> [Data lines]:
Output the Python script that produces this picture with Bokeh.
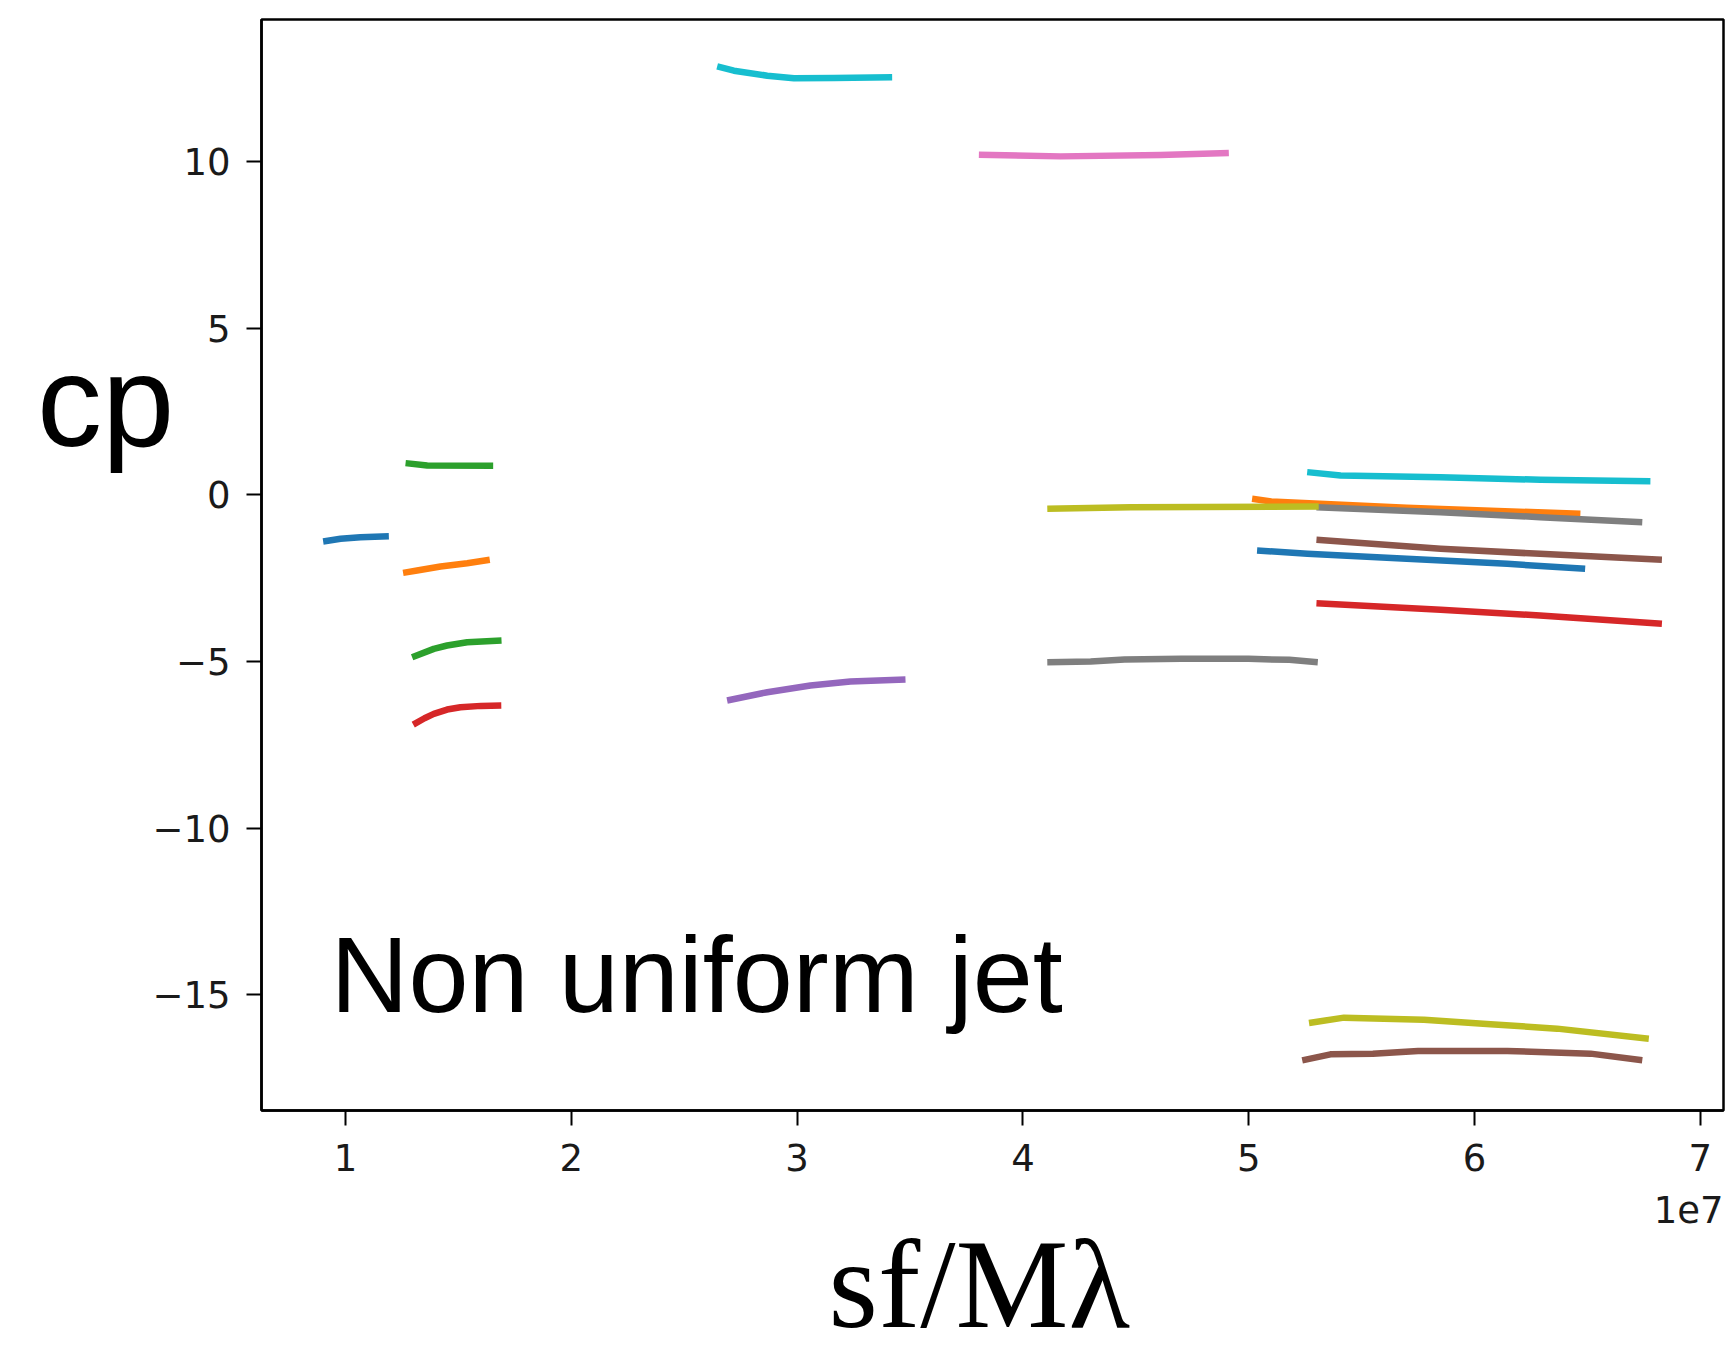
from bokeh.plotting import figure
from bokeh.models import Range1d, FixedTicker, Label, CustomJSTickFormatter, ColumnDataSource, Title
from bokeh.embed import file_html
from bokeh.resources import INLINE

XSCALE = 1e7  # x values below are given in units of 1e7 (axis offset "1e7")

# ---- data (x in 1e7 units, y = cp) ----
blue_l_x = [0.901, 0.978, 1.066, 1.192]
blue_l_y = [-1.40, -1.32, -1.27, -1.24]

green_t_x = [1.266, 1.362, 1.654]
green_t_y = [0.95, 0.88, 0.87]

orange_l_x = [1.255, 1.317, 1.421, 1.539, 1.639]
orange_l_y = [-2.34, -2.27, -2.15, -2.05, -1.95]

green_l_x = [1.295, 1.391, 1.450, 1.539, 1.691]
green_l_y = [-4.87, -4.62, -4.52, -4.42, -4.37]

red_l_x = [1.300, 1.350, 1.391, 1.450, 1.509, 1.600, 1.690]
red_l_y = [-6.89, -6.70, -6.57, -6.44, -6.37, -6.33, -6.32]

cyan_t_x = [2.646, 2.720, 2.868, 2.986, 3.163, 3.421]
cyan_t_y = [12.85, 12.72, 12.57, 12.49, 12.50, 12.52]

pink_x = [3.805, 4.167, 4.609, 4.912]
pink_y = [10.20, 10.15, 10.19, 10.25]

purple_x = [2.690, 2.868, 3.059, 3.236, 3.480]
purple_y = [-6.17, -5.92, -5.72, -5.60, -5.54]

gray_m_x = [4.108, 4.300, 4.450, 4.700, 5.000, 5.180, 5.306]
gray_m_y = [-5.02, -5.00, -4.94, -4.92, -4.92, -4.95, -5.02]

orange_r_x = [5.015, 5.100, 5.700, 6.469]
orange_r_y = [-0.12, -0.20, -0.39, -0.57]

gray_r_x = [5.300, 5.850, 6.290, 6.743]
gray_r_y = [-0.37, -0.52, -0.67, -0.82]

olive_m_x = [4.108, 4.477, 5.310]
olive_m_y = [-0.42, -0.37, -0.35]

cyan_r_x = [5.259, 5.407, 5.850, 6.292, 6.779]
cyan_r_y = [0.68, 0.58, 0.53, 0.45, 0.41]

blue_r_x = [5.037, 5.260, 5.700, 6.145, 6.490]
blue_r_y = [-1.67, -1.77, -1.92, -2.07, -2.22]

brown_r_x = [5.300, 5.850, 6.290, 6.830]
brown_r_y = [-1.35, -1.62, -1.77, -1.95]

red_r_x = [5.300, 5.850, 6.290, 6.830]
red_r_y = [-3.25, -3.45, -3.62, -3.87]

olive_b_x = [5.267, 5.422, 5.776, 6.071, 6.366, 6.772]
olive_b_y = [-15.84, -15.68, -15.74, -15.88, -16.01, -16.31]

brown_b_x = [5.237, 5.362, 5.550, 5.750, 6.145, 6.514, 6.743]
brown_b_y = [-16.96, -16.78, -16.76, -16.68, -16.68, -16.76, -16.96]

x_ticks = [1, 2, 3, 4, 5, 6, 7]
y_ticks = [-15, -10, -5, 0, 5, 10]

BLUE, ORANGE, GREEN, RED = "#1f77b4", "#ff7f0e", "#2ca02c", "#d62728"
PURPLE, BROWN, PINK, GRAY = "#9467bd", "#8c564b", "#e377c2", "#7f7f7f"
OLIVE, CYAN = "#bcbd22", "#17becf"

series = [
    (blue_l_x, blue_l_y, BLUE),
    (orange_l_x, orange_l_y, ORANGE),
    (green_t_x, green_t_y, GREEN),
    (green_l_x, green_l_y, GREEN),
    (red_l_x, red_l_y, RED),
    (purple_x, purple_y, PURPLE),
    (pink_x, pink_y, PINK),
    (cyan_t_x, cyan_t_y, CYAN),
    (gray_m_x, gray_m_y, GRAY),
    (blue_r_x, blue_r_y, BLUE),
    (orange_r_x, orange_r_y, ORANGE),
    (gray_r_x, gray_r_y, GRAY),
    (olive_m_x, olive_m_y, OLIVE),
    (cyan_r_x, cyan_r_y, CYAN),
    (brown_r_x, brown_r_y, BROWN),
    (red_r_x, red_r_y, RED),
    (olive_b_x, olive_b_y, OLIVE),
    (brown_b_x, brown_b_y, BROWN),
]

p = figure(width=1726, height=1361, output_backend="svg", toolbar_location=None,
           x_range=Range1d(0.6280 * XSCALE, 7.1027 * XSCALE),
           y_range=Range1d(-18.465, 14.255),
           min_border_left=261, min_border_right=3, min_border_top=19, min_border_bottom=251)

p.background_fill_color = "white"
p.border_fill_color = "white"
p.xgrid.visible = False
p.ygrid.visible = False
p.outline_line_color = "black"
p.outline_line_width = 2.5

for xs, ys, col in series:
    src = ColumnDataSource(dict(x=[v * XSCALE for v in xs], y=ys))
    p.line("x", "y", source=src, line_color=col, line_width=6.5, line_cap="butt", line_join="round")

xa = p.xaxis[0]
ya = p.yaxis[0]
xa.ticker = FixedTicker(ticks=[t * XSCALE for t in x_ticks])
xa.formatter = CustomJSTickFormatter(code="return (tick/1e7).toFixed(0);")
ya.ticker = FixedTicker(ticks=y_ticks)
ya.formatter = CustomJSTickFormatter(code="return tick < 0 ? '\\u2212' + Math.abs(tick) : String(tick);")

for ax in (xa, ya):
    ax.axis_line_color = "black"
    ax.axis_line_width = 2.5
    ax.major_tick_line_color = "black"
    ax.major_tick_line_width = 2
    ax.major_tick_out = 15
    ax.major_tick_in = 0
    ax.minor_tick_line_color = None
    ax.minor_tick_out = 0
    ax.minor_tick_in = 0
    ax.major_label_text_font = "DejaVu Sans"
    ax.major_label_text_font_size = "37px"
    ax.major_label_text_color = "#1a1a1a"

xa.major_label_standoff = 18
ya.major_label_standoff = 16

# offset text "1e7", right aligned at the end of the x axis
offset_title = Title(text="1e7", align="right", offset=0, standoff=40,
                     text_font="DejaVu Sans", text_font_size="37px",
                     text_font_style="normal", text_color="#1a1a1a")

# x-axis title
sf_title = Title(text="sf/Mλ", align="left", offset=567, standoff=-62,
                 text_font="Liberation Serif", text_font_size="127px",
                 text_font_style="normal", text_color="black")

p.below = [xa, offset_title, sf_title]

# y-axis title, horizontal
ya.axis_label = "cp\n\n"
ya.axis_label_orientation = "horizontal"
ya.axis_label_text_font = "Liberation Sans"
ya.axis_label_text_font_size = "130px"
ya.axis_label_text_font_style = "normal"
ya.axis_label_text_line_height = 1.12
ya.axis_label_text_color = "black"
ya.axis_label_standoff = -25

# annotation inside the plot
p.add_layout(Label(x=0.9336 * XSCALE, y=-14.38, text="Non uniform jet", text_align="left",
                   text_baseline="alphabetic", text_font="Liberation Sans",
                   text_font_size="108px", text_color="black"))

open("out.html", "w").write(file_html(p, INLINE))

> [Exercise details]: Leave out the pictures and restate, word for word, the lines from the top of the data through the line containing "gray_r_y = [-0.37, -0.52, -0.67, -0.82]", both included.

> [Answer]:
Output the Python script that produces this picture with Bokeh.
from bokeh.plotting import figure
from bokeh.models import Range1d, FixedTicker, Label, CustomJSTickFormatter, ColumnDataSource, Title
from bokeh.embed import file_html
from bokeh.resources import INLINE

XSCALE = 1e7  # x values below are given in units of 1e7 (axis offset "1e7")

# ---- data (x in 1e7 units, y = cp) ----
blue_l_x = [0.901, 0.978, 1.066, 1.192]
blue_l_y = [-1.40, -1.32, -1.27, -1.24]

green_t_x = [1.266, 1.362, 1.654]
green_t_y = [0.95, 0.88, 0.87]

orange_l_x = [1.255, 1.317, 1.421, 1.539, 1.639]
orange_l_y = [-2.34, -2.27, -2.15, -2.05, -1.95]

green_l_x = [1.295, 1.391, 1.450, 1.539, 1.691]
green_l_y = [-4.87, -4.62, -4.52, -4.42, -4.37]

red_l_x = [1.300, 1.350, 1.391, 1.450, 1.509, 1.600, 1.690]
red_l_y = [-6.89, -6.70, -6.57, -6.44, -6.37, -6.33, -6.32]

cyan_t_x = [2.646, 2.720, 2.868, 2.986, 3.163, 3.421]
cyan_t_y = [12.85, 12.72, 12.57, 12.49, 12.50, 12.52]

pink_x = [3.805, 4.167, 4.609, 4.912]
pink_y = [10.20, 10.15, 10.19, 10.25]

purple_x = [2.690, 2.868, 3.059, 3.236, 3.480]
purple_y = [-6.17, -5.92, -5.72, -5.60, -5.54]

gray_m_x = [4.108, 4.300, 4.450, 4.700, 5.000, 5.180, 5.306]
gray_m_y = [-5.02, -5.00, -4.94, -4.92, -4.92, -4.95, -5.02]

orange_r_x = [5.015, 5.100, 5.700, 6.469]
orange_r_y = [-0.12, -0.20, -0.39, -0.57]

gray_r_x = [5.300, 5.850, 6.290, 6.743]
gray_r_y = [-0.37, -0.52, -0.67, -0.82]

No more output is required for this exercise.